**INFORMATION SUPPLIED:**
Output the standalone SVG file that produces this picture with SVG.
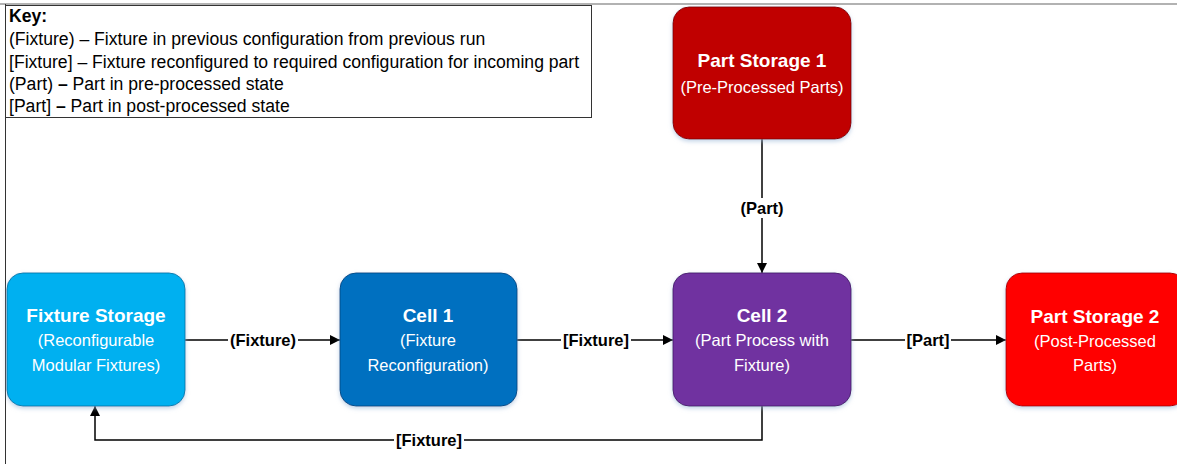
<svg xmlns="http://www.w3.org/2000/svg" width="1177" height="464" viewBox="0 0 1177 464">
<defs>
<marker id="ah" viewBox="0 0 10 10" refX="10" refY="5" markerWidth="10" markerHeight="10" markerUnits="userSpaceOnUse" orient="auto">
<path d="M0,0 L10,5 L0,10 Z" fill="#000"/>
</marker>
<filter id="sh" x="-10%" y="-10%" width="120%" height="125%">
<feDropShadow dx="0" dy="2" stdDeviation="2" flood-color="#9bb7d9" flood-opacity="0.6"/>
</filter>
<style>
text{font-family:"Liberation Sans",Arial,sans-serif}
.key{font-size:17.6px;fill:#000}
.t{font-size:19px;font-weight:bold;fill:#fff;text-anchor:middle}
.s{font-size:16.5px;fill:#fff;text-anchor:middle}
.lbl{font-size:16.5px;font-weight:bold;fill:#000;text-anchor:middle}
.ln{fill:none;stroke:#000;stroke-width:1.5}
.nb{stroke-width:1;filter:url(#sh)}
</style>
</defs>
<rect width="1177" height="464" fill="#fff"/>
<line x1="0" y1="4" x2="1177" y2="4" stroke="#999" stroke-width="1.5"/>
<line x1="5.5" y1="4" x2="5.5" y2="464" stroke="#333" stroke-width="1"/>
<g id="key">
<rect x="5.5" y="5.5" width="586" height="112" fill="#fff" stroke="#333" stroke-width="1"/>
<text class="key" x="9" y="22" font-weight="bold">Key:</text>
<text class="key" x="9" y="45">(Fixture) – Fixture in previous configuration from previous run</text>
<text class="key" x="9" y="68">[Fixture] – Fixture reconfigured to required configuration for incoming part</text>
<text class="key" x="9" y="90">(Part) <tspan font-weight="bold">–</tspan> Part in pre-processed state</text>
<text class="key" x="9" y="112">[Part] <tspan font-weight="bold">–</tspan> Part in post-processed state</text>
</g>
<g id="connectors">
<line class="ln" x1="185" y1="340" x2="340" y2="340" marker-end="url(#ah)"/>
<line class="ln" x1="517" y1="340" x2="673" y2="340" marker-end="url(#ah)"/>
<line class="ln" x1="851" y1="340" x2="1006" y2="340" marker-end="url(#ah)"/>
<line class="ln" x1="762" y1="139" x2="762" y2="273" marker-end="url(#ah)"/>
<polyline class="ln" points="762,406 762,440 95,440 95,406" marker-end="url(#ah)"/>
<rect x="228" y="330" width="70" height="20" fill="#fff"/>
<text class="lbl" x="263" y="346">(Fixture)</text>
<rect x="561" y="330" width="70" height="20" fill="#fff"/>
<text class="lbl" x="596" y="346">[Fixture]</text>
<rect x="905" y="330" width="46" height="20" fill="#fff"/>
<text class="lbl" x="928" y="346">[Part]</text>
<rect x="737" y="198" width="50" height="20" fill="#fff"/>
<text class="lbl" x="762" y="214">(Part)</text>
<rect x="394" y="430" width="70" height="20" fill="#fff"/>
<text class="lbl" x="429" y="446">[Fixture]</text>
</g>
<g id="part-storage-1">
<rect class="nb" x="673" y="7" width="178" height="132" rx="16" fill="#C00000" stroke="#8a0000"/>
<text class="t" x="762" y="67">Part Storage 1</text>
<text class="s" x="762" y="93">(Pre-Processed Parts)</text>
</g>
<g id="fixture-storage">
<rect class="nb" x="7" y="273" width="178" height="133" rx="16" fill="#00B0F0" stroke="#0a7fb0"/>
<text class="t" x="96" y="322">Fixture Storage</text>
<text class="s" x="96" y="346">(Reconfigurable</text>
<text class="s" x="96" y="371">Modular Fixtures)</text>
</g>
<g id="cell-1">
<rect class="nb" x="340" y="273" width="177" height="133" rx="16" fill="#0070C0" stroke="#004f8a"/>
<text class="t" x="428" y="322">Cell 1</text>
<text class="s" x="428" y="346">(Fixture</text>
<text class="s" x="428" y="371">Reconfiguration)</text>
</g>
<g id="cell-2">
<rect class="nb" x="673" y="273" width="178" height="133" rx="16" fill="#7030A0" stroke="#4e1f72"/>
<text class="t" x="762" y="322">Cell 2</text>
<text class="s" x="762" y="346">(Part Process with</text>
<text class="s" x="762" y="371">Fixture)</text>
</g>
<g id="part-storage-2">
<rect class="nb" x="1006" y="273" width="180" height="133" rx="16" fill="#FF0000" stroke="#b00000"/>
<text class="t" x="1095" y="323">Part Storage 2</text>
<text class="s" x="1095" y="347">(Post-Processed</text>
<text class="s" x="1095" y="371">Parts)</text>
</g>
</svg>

**WORK INSTRUCTIONS:** Pick out each line containing the string "with" and copy it.

**THE RESPONSE:**
Output the standalone SVG file that produces this picture with SVG.
<text class="s" x="762" y="346">(Part Process with</text>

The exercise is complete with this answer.